### Instructions for the task
Quote all of the data exactly as given. Skip every picture it contains.

:: Available data

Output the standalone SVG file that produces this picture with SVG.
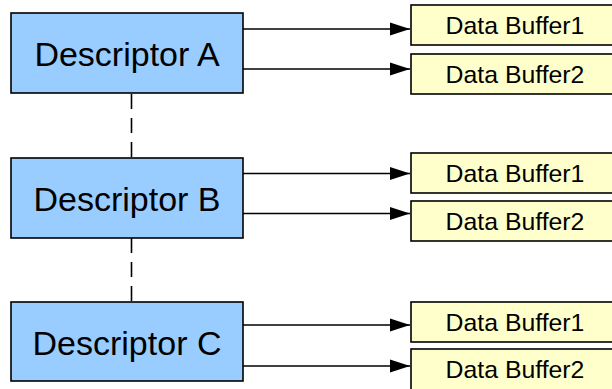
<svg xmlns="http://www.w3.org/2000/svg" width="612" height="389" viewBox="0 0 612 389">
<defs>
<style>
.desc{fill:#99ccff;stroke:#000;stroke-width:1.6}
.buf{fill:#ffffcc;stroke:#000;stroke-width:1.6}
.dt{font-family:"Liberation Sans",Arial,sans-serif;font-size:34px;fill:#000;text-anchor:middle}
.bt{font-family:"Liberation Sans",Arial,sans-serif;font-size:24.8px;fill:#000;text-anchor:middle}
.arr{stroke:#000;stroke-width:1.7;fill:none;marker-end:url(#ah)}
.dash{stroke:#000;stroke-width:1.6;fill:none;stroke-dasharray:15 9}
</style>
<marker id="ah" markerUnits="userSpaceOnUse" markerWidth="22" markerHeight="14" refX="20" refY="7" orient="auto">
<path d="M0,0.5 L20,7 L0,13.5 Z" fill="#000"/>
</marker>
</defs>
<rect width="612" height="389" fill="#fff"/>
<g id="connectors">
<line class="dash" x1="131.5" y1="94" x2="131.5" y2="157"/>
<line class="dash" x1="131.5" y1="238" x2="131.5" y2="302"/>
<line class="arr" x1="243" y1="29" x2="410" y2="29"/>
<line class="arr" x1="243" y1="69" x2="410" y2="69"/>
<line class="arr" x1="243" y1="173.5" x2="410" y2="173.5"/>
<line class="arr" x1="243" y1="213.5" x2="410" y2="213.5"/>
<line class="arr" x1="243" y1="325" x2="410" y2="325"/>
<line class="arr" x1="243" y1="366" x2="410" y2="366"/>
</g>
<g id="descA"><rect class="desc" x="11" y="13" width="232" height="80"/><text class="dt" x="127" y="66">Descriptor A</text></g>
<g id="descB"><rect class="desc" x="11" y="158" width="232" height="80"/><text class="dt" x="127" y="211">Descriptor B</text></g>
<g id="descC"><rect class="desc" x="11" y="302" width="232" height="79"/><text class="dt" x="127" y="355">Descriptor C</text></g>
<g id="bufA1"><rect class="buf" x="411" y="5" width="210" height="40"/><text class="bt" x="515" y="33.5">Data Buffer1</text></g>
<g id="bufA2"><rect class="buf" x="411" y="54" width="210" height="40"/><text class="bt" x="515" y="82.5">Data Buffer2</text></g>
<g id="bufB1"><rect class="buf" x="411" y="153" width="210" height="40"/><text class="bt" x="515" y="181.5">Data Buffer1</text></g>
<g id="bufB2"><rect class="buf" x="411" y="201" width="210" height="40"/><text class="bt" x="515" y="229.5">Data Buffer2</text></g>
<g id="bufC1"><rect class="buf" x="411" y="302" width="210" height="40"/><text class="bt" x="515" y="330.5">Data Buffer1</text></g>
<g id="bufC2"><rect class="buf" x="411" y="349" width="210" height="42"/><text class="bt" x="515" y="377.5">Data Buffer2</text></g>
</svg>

::::

### Result
Output the standalone SVG file that produces this picture with SVG.
<svg xmlns="http://www.w3.org/2000/svg" width="612" height="389" viewBox="0 0 612 389">
<defs>
<style>
.desc{fill:#99ccff;stroke:#000;stroke-width:1.6}
.buf{fill:#ffffcc;stroke:#000;stroke-width:1.6}
.dt{font-family:"Liberation Sans",Arial,sans-serif;font-size:34px;fill:#000;text-anchor:middle}
.bt{font-family:"Liberation Sans",Arial,sans-serif;font-size:24.8px;fill:#000;text-anchor:middle}
.arr{stroke:#000;stroke-width:1.7;fill:none;marker-end:url(#ah)}
.dash{stroke:#000;stroke-width:1.6;fill:none;stroke-dasharray:15 9}
</style>
<marker id="ah" markerUnits="userSpaceOnUse" markerWidth="22" markerHeight="14" refX="20" refY="7" orient="auto">
<path d="M0,0.5 L20,7 L0,13.5 Z" fill="#000"/>
</marker>
</defs>
<rect width="612" height="389" fill="#fff"/>
<g id="connectors">
<line class="dash" x1="131.5" y1="94" x2="131.5" y2="157"/>
<line class="dash" x1="131.5" y1="238" x2="131.5" y2="302"/>
<line class="arr" x1="243" y1="29" x2="410" y2="29"/>
<line class="arr" x1="243" y1="69" x2="410" y2="69"/>
<line class="arr" x1="243" y1="173.5" x2="410" y2="173.5"/>
<line class="arr" x1="243" y1="213.5" x2="410" y2="213.5"/>
<line class="arr" x1="243" y1="325" x2="410" y2="325"/>
<line class="arr" x1="243" y1="366" x2="410" y2="366"/>
</g>
<g id="descA"><rect class="desc" x="11" y="13" width="232" height="80"/><text class="dt" x="127" y="66">Descriptor A</text></g>
<g id="descB"><rect class="desc" x="11" y="158" width="232" height="80"/><text class="dt" x="127" y="211">Descriptor B</text></g>
<g id="descC"><rect class="desc" x="11" y="302" width="232" height="79"/><text class="dt" x="127" y="355">Descriptor C</text></g>
<g id="bufA1"><rect class="buf" x="411" y="5" width="210" height="40"/><text class="bt" x="515" y="33.5">Data Buffer1</text></g>
<g id="bufA2"><rect class="buf" x="411" y="54" width="210" height="40"/><text class="bt" x="515" y="82.5">Data Buffer2</text></g>
<g id="bufB1"><rect class="buf" x="411" y="153" width="210" height="40"/><text class="bt" x="515" y="181.5">Data Buffer1</text></g>
<g id="bufB2"><rect class="buf" x="411" y="201" width="210" height="40"/><text class="bt" x="515" y="229.5">Data Buffer2</text></g>
<g id="bufC1"><rect class="buf" x="411" y="302" width="210" height="40"/><text class="bt" x="515" y="330.5">Data Buffer1</text></g>
<g id="bufC2"><rect class="buf" x="411" y="349" width="210" height="42"/><text class="bt" x="515" y="377.5">Data Buffer2</text></g>
</svg>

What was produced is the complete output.